A cela s’ajoute une sensibilité particulière en matière de politique étrangère. Comme si dans ces territoires autrefois occupés par l’URSS puis subordonnés à Moscou, on avait moins peur des Russes! L’alignement total sur les USA passe mal. Les bases de l’OTAN, nombreuses et encore renforcées, constituent le principal fer de lance américain face à la Russie. Ce qui commence à faire débat. Sahra Wagenknecht a cartonné en le posant en termes clairs. Prolonger la guerre en Ukraine, c’est prolonger les souffrances de ce pays, c’est entraîner des coûts économiques ruineux pour l’Allemagne aussi. L’urgence, c’est d’amener les belligérants à négocier. Demander le retour d’une forme de paix, ce n’est pas plaire à Poutine, c’est au contraire mettre fin à l’élargissement de son emprise au-delà du Donbass et de la Crimée.

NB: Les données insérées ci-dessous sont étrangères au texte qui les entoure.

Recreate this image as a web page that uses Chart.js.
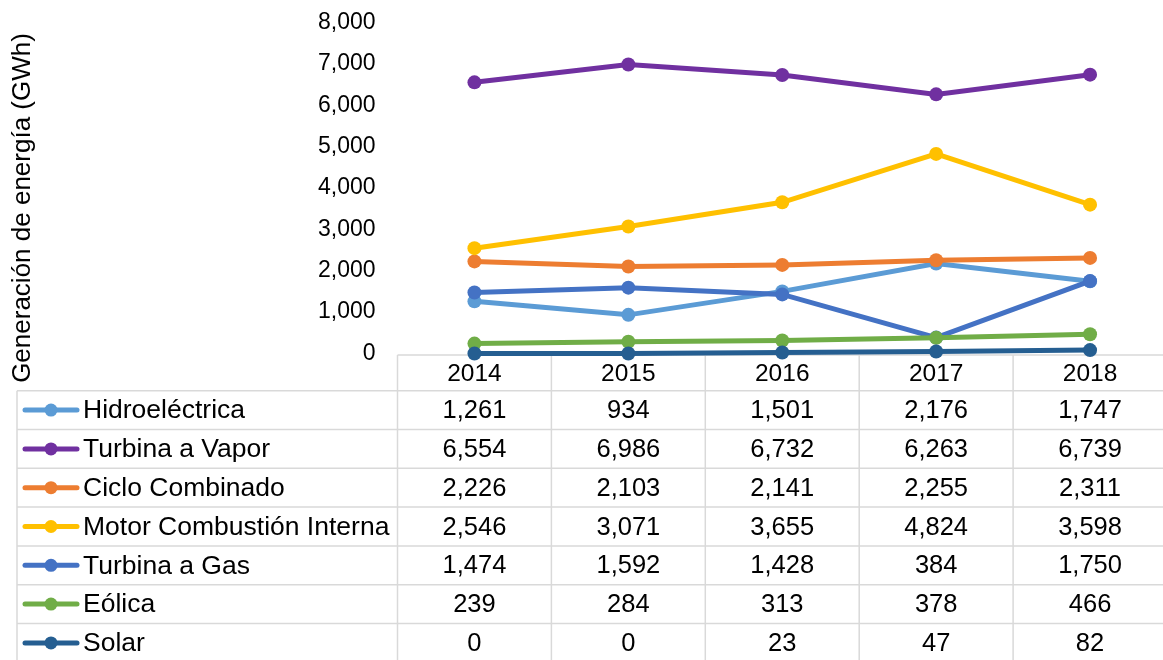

La diabolisation de cette position par les politiques et les médias est loin de refléter la sensibilité de toute l’opinion publique allemande. On vient de le voir, on le verra encore. Côté occidental, certes, ce sont les USA, plus que le malheureux gouvernement de Kiev, qui traceront l’avenir. Au vu de sa soumission, l’Europe des Etats ne pèse plus. Mais nombre d’Européens – pas seulement les Allemands de l’Est! – sauveront, d’une manière ou d’une autre, leur dignité.